José no sólo nos representaba a todos nosotros los que tuvimos la suerte de vivir nuestro sueño americano: representaba a muchos otros que nunca lo lograron, los que yacen en tumbas sin nombre a lo ancho del Estrecho de la Florida, los que enviaron a sus hijos a Estados Unidos esperando reunirse con ellos más tarde y nunca volvieron a verlos, los que perdieron la esperanza de que la vida en Cuba pudiera volver a ser lo que era.
Lo quisimos y nos enorgullecimos de él un poco más que la mayoría, pero José no pertenecía solamente a los cubano-americanos. Este joven de Santa Clara, Cuba, jugando al béisbol en el mismo equipo con peloteros de la República Dominicana, de Mobile, Alabama, de Panorama, California, José, era el orgullo de Miami.

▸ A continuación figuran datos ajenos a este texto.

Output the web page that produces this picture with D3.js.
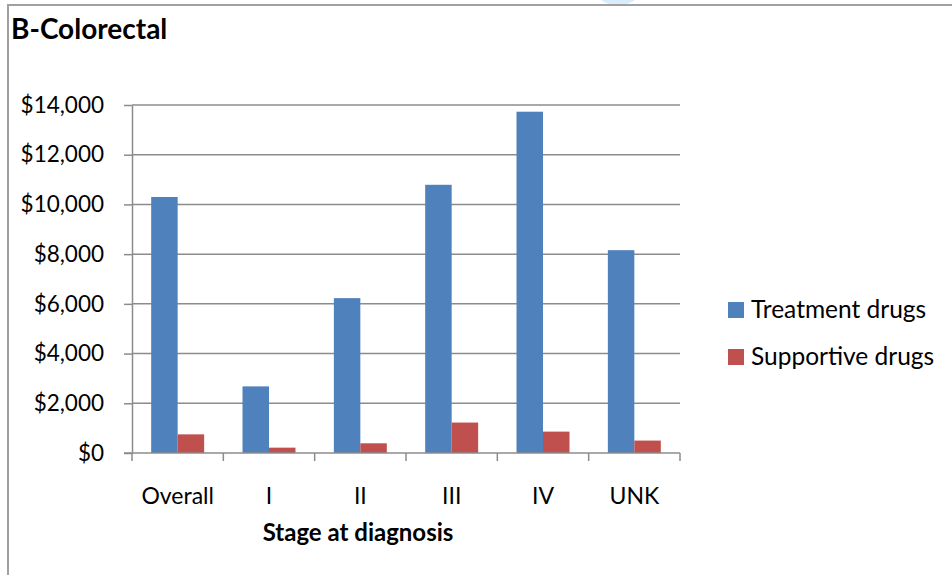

Pertenecía a cada aficionado que adoraba verlo lanzar. Cuando Miami veía a José en el montículo veía algo más que un gran triunfo. Veíamos sus esperanzas, sueños y aspiraciones. Todo lo que somos y lo que podríamos ser, y nos decíamos: así debe ser el sueño americano. Y sí que era el sueño americano, vivo y saludable.
Por razones diferentes y en diferentes maneras este joven significó mucho para muchos de nosotros. Ahora, con la misma rapidez con que llegó a nuestras vidas, justo cuando empezaba a madurar y a desarrollar todo su potencial deportivo, justo cuando empezábamos a conocerlo, se nos ha ido.
En su momento de inimaginable dolor, quiero dar las gracias a su familia por haberlo traído a este mundo, por darle la crianza que lo convirtió en el hombre que era, y por alentarle a que, en su búsqueda, nunca se diera por vencido.